In a July 24, 1991 memo, unearthed by Essential Action, a Ralph Nader-founded corporate accountability group, Murray Bring, counsel to Philip Morris and a lawyer at Arnold & Porter, a top Washington, D.C., firm suggested to Michael Miles, then Philip Morris incoming CEO, "that we should consider placing health warnings on all of our exported cigarettes."

Bring added that when Geoffrey Bible -- the current CEO of Philip Morris -- headed Philip Morris International "he had just about concluded that it would be sensible to place warnings on all exported cigarettes." Others, he wrote, including former CEO Hamish Maxwell, did not "objec(t) to the concept, in principle," but "have felt that we should not make this concession without getting something for it in return. For example, we might be able to use it as a bargaining chip in legislative negotiations."
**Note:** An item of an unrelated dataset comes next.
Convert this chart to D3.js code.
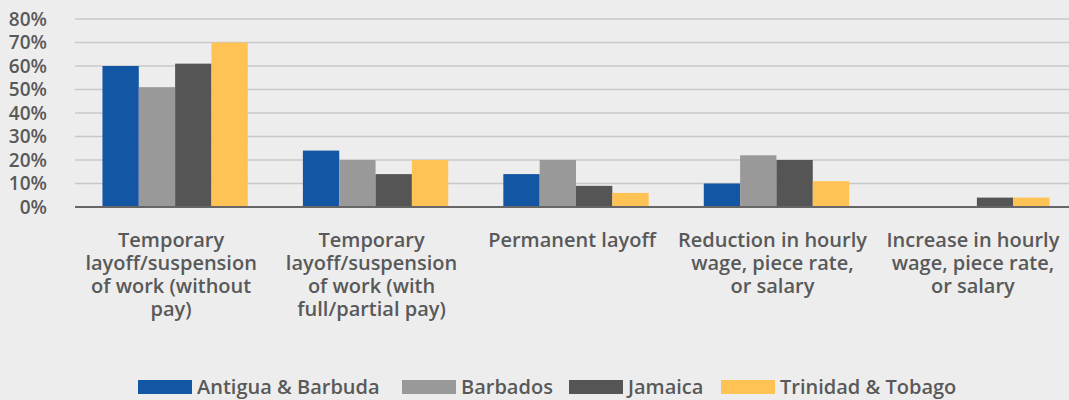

The document is available on the House of Representatives Commerce Committee web site www.house.gov/commerce under the Bates Number 2023003838. Bring followed up in October 1991 with another note to Miles, urging again that Philip Morris, quietly and voluntarily, add health warnings to its exports. The Bates Number for that document is 2023003853/3854.

"It is time to put an end to Big Tobacco's double standard," said Robert Weissman, co-director of Essential Action. "Congress should adopt legislation, such as that introduced by Representative Lloyd Doggett, to force the tobacco companies to adhere to the same labeling and marketing standards overseas as at home," Weissman said.

"In the meantime, Philip Morris should act on the suggestion made by one of its top lawyers nearly a decade ago, and voluntarily place U.S.-style health warnings on its exports, as well as on those cigarettes it produces overseas."